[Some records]
▶

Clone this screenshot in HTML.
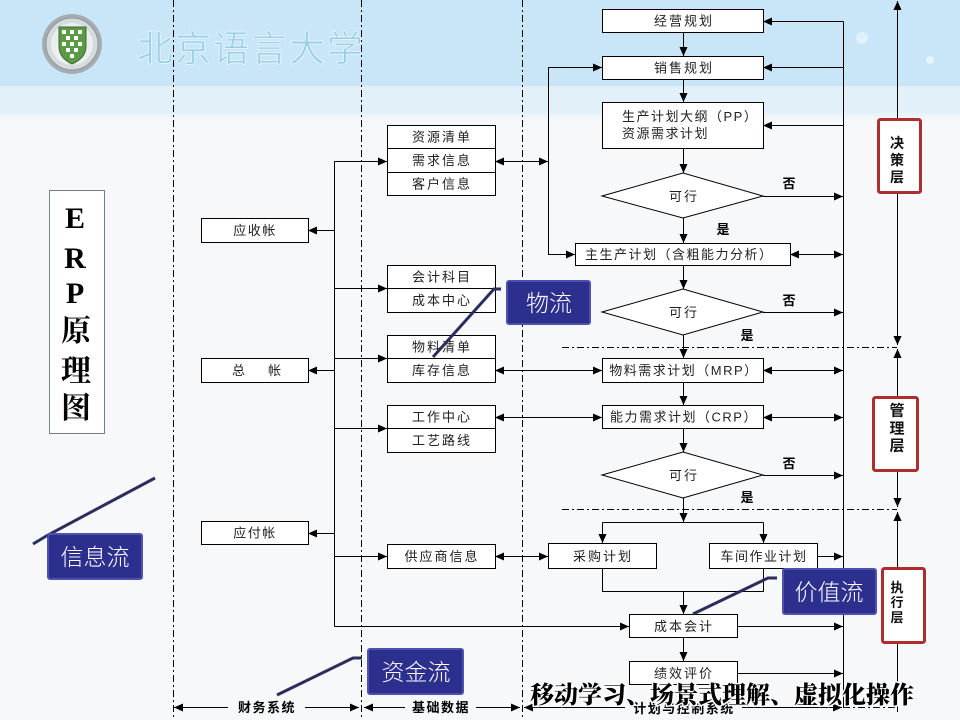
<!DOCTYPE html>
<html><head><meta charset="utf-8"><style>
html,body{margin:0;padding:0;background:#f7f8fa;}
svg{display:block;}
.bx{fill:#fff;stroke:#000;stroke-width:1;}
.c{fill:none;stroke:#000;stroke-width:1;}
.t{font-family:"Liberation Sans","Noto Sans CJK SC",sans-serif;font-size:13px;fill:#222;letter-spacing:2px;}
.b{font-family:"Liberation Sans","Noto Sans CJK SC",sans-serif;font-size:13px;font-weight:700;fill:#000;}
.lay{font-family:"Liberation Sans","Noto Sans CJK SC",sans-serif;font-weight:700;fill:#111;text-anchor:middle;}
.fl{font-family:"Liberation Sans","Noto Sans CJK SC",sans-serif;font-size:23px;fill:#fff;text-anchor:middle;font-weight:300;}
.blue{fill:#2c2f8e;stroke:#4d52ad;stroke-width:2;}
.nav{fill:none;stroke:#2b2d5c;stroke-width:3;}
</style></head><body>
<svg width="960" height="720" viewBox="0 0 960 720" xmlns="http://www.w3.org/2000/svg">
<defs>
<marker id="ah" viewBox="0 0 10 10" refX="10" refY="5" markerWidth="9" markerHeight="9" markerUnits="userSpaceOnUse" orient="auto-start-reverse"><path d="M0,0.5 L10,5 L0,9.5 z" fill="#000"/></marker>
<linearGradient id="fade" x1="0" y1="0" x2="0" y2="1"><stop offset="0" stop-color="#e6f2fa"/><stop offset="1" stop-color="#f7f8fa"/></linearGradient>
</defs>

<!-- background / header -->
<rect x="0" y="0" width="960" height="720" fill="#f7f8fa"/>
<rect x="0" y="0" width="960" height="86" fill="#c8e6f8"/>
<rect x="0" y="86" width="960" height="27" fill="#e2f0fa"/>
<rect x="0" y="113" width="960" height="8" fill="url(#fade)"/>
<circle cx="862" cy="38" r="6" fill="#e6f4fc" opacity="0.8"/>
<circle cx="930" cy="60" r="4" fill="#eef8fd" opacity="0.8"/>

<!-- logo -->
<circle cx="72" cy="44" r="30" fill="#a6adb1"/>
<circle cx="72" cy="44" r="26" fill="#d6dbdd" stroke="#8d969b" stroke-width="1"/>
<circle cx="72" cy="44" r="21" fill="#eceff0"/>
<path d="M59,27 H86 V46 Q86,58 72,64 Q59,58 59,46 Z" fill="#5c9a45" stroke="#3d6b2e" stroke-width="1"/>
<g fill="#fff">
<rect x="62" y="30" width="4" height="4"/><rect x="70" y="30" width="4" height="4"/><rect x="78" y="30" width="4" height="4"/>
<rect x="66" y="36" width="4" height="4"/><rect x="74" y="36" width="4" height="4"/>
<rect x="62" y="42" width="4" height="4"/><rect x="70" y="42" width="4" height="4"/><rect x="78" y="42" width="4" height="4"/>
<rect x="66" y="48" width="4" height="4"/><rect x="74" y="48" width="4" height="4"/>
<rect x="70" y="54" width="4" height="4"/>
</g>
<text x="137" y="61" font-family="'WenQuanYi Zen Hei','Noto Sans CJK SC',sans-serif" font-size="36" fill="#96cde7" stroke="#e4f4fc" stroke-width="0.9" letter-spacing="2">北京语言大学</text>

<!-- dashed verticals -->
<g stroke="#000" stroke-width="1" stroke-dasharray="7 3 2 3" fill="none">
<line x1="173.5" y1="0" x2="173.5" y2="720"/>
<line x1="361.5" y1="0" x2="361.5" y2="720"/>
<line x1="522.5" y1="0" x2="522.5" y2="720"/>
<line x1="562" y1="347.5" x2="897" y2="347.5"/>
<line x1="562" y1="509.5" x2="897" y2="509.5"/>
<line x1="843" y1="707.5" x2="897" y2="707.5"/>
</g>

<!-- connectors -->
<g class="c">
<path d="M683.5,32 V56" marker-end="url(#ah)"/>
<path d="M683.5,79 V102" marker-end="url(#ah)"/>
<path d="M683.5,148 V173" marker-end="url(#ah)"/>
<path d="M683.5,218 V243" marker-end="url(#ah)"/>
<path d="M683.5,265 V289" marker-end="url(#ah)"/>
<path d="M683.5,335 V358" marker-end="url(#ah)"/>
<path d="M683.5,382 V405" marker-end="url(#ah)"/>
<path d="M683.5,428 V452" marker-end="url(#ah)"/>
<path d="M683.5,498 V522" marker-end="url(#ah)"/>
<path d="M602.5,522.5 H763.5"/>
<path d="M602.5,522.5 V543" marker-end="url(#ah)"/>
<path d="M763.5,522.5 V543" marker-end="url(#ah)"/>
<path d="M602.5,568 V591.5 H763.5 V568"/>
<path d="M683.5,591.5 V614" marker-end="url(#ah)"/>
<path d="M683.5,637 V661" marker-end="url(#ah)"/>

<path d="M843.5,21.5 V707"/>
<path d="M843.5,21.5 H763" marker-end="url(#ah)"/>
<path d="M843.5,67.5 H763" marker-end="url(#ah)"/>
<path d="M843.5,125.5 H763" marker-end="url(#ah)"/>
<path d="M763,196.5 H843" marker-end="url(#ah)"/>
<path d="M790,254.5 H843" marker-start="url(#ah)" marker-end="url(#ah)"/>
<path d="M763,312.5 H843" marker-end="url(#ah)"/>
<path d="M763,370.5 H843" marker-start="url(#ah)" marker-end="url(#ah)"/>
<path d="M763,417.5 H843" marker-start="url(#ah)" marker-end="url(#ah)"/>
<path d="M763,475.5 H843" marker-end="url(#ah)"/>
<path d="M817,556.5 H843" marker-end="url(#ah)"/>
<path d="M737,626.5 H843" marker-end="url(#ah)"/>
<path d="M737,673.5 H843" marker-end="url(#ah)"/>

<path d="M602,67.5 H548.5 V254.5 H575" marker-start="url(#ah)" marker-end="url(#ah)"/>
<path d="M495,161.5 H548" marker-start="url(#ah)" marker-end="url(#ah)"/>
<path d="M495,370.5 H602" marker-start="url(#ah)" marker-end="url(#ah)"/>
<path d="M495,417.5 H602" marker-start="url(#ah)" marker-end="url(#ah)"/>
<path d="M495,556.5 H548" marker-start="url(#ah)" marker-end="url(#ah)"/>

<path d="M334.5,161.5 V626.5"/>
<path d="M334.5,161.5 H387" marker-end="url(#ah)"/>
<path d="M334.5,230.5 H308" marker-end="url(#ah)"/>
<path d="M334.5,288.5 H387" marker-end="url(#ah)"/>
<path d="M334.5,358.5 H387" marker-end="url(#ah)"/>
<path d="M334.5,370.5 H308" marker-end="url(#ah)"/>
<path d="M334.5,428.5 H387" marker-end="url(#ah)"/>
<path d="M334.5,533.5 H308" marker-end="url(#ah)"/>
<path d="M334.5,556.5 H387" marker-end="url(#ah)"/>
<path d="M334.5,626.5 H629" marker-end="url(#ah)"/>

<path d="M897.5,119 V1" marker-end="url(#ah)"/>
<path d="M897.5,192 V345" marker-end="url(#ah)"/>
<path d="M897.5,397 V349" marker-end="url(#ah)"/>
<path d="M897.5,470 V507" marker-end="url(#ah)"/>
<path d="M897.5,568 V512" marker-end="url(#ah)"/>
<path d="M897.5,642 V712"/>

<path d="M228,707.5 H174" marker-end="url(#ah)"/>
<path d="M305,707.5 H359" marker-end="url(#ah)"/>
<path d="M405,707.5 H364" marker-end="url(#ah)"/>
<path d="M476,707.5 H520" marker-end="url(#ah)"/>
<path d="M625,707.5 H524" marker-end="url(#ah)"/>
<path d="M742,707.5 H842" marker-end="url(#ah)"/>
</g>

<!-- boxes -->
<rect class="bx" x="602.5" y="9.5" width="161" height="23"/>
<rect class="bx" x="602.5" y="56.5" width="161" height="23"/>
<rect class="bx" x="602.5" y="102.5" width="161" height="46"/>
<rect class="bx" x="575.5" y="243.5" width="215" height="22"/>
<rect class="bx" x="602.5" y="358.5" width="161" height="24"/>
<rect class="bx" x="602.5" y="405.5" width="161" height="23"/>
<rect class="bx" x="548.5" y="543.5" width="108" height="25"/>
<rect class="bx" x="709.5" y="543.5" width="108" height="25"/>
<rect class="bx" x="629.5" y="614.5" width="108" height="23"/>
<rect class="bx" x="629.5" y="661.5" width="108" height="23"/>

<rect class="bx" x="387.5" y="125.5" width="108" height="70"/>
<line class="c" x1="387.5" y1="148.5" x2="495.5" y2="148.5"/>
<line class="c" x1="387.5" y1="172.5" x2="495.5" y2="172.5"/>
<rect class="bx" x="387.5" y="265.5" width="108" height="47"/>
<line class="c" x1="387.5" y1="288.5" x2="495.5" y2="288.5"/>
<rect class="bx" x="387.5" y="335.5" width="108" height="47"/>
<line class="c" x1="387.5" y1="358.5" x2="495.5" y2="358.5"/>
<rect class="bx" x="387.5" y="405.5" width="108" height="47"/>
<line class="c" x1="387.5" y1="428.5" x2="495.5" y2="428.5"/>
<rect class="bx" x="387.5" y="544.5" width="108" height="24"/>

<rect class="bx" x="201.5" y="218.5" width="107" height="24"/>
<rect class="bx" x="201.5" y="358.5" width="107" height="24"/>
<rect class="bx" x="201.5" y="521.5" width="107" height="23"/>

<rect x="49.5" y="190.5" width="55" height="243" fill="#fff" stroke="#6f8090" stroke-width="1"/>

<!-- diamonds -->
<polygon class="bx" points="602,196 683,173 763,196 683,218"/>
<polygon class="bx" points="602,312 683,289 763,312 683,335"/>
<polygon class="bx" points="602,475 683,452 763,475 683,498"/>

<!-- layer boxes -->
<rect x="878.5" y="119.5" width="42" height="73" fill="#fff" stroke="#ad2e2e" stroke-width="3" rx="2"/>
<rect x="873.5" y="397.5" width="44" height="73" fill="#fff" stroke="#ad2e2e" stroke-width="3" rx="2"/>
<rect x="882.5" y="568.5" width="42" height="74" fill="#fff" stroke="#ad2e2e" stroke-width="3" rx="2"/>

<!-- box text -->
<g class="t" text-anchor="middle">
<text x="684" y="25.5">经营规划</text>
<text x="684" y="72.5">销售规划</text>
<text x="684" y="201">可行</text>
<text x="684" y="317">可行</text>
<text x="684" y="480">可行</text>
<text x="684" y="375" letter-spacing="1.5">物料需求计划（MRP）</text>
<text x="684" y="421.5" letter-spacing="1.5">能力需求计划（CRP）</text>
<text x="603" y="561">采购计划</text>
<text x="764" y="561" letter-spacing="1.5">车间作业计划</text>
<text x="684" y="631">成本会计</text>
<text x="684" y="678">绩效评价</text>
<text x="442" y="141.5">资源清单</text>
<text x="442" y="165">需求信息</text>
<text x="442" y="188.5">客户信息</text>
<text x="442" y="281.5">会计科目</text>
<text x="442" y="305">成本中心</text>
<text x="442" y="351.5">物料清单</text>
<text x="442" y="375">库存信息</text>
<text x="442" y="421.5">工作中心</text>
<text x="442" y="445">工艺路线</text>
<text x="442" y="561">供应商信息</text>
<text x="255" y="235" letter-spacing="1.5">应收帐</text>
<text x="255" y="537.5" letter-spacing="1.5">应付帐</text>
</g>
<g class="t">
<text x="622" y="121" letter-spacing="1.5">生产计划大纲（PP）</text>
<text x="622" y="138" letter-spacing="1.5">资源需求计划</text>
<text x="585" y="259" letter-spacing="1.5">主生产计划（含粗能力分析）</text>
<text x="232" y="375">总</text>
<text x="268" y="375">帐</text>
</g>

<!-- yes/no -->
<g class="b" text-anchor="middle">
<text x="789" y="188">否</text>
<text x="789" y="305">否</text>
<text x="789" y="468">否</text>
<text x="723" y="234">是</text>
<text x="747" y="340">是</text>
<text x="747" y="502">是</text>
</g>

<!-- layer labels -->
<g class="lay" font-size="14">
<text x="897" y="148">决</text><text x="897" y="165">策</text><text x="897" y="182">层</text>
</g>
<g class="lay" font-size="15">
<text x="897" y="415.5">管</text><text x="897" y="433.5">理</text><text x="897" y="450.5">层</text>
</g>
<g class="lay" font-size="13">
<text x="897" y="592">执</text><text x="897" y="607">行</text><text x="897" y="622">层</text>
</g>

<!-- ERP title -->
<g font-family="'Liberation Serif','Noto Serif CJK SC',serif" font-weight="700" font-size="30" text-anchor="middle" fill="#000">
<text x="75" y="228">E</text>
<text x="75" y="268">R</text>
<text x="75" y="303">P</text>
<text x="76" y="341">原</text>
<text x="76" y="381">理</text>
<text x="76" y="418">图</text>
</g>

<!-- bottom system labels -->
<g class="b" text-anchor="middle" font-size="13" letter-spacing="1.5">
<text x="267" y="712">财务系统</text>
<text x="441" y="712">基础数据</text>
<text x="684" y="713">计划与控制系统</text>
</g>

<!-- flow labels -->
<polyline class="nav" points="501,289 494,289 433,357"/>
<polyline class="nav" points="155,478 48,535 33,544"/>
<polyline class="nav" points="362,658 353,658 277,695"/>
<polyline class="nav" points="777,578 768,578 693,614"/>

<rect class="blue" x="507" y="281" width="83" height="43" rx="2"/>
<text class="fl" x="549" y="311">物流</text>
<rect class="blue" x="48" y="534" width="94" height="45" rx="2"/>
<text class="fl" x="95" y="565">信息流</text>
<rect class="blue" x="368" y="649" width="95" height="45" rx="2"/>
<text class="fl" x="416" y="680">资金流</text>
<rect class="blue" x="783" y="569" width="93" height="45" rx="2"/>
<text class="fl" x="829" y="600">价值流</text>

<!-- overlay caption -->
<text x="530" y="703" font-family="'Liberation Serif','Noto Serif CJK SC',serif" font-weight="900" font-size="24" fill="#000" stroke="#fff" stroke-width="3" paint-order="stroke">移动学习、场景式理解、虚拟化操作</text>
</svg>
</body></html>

◀
▶

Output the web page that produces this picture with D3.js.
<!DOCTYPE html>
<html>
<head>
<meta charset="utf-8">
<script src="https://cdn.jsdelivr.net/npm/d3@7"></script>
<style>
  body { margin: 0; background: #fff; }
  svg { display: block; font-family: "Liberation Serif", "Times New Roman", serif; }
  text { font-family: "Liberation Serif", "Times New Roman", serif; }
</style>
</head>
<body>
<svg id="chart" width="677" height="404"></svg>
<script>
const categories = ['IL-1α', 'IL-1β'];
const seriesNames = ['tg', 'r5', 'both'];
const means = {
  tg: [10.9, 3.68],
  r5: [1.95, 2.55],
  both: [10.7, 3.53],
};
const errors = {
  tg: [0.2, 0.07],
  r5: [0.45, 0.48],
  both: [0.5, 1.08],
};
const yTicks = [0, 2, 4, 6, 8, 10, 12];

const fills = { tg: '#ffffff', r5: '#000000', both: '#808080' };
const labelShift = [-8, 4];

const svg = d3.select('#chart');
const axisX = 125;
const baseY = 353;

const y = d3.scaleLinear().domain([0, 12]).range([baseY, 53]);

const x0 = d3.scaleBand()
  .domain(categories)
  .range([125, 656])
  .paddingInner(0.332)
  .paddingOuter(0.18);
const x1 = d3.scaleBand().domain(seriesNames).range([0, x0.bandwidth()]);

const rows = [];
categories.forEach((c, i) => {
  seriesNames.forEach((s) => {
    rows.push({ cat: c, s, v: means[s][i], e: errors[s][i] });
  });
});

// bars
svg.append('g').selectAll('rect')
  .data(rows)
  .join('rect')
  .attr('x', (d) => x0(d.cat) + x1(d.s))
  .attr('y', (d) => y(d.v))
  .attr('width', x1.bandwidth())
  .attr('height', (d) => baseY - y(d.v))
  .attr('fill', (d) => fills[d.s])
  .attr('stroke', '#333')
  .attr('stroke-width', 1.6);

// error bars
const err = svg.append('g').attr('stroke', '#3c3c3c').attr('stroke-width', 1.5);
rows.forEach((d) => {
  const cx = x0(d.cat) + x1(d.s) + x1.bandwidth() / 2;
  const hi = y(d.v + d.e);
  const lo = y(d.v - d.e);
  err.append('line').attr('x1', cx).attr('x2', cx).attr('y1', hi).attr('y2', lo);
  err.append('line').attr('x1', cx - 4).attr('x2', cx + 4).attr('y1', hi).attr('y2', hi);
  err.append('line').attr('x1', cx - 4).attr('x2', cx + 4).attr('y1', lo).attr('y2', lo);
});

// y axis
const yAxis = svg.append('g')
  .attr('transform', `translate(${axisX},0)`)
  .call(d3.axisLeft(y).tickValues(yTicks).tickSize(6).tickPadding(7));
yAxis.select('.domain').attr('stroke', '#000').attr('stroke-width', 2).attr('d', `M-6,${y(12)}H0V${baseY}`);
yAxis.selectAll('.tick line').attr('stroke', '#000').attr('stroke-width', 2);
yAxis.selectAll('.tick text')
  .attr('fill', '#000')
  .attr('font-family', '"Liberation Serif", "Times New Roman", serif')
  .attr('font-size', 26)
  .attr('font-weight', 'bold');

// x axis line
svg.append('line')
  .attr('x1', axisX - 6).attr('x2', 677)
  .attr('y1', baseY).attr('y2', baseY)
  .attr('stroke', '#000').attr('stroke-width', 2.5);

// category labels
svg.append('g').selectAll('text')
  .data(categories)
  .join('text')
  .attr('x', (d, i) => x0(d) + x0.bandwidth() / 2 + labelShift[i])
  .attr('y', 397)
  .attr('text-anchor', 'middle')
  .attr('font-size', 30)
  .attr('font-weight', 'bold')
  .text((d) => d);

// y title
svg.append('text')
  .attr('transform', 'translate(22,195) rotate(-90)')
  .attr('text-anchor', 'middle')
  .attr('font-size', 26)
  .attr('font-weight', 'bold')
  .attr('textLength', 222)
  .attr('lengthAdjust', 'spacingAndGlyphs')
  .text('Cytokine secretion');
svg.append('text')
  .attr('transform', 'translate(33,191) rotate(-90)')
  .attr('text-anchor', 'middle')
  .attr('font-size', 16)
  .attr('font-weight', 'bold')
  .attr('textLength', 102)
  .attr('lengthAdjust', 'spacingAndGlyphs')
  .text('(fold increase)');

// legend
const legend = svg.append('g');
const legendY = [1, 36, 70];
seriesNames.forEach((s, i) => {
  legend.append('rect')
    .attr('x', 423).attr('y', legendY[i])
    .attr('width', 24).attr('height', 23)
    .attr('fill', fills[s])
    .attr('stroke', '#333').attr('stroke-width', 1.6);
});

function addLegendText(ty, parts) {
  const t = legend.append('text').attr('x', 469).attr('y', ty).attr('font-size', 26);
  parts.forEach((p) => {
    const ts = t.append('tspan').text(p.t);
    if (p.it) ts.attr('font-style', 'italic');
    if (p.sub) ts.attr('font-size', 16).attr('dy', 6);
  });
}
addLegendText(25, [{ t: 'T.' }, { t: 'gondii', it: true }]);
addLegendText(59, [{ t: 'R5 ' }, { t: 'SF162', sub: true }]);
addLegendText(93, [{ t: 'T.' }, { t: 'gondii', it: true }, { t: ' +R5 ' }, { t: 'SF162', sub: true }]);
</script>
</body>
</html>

◀

## Task prompt
Lines of the material that contain the word "this" are to be gathered.

## Exercise output
Clone this screenshot in HTML.
Output the web page that produces this picture with D3.js.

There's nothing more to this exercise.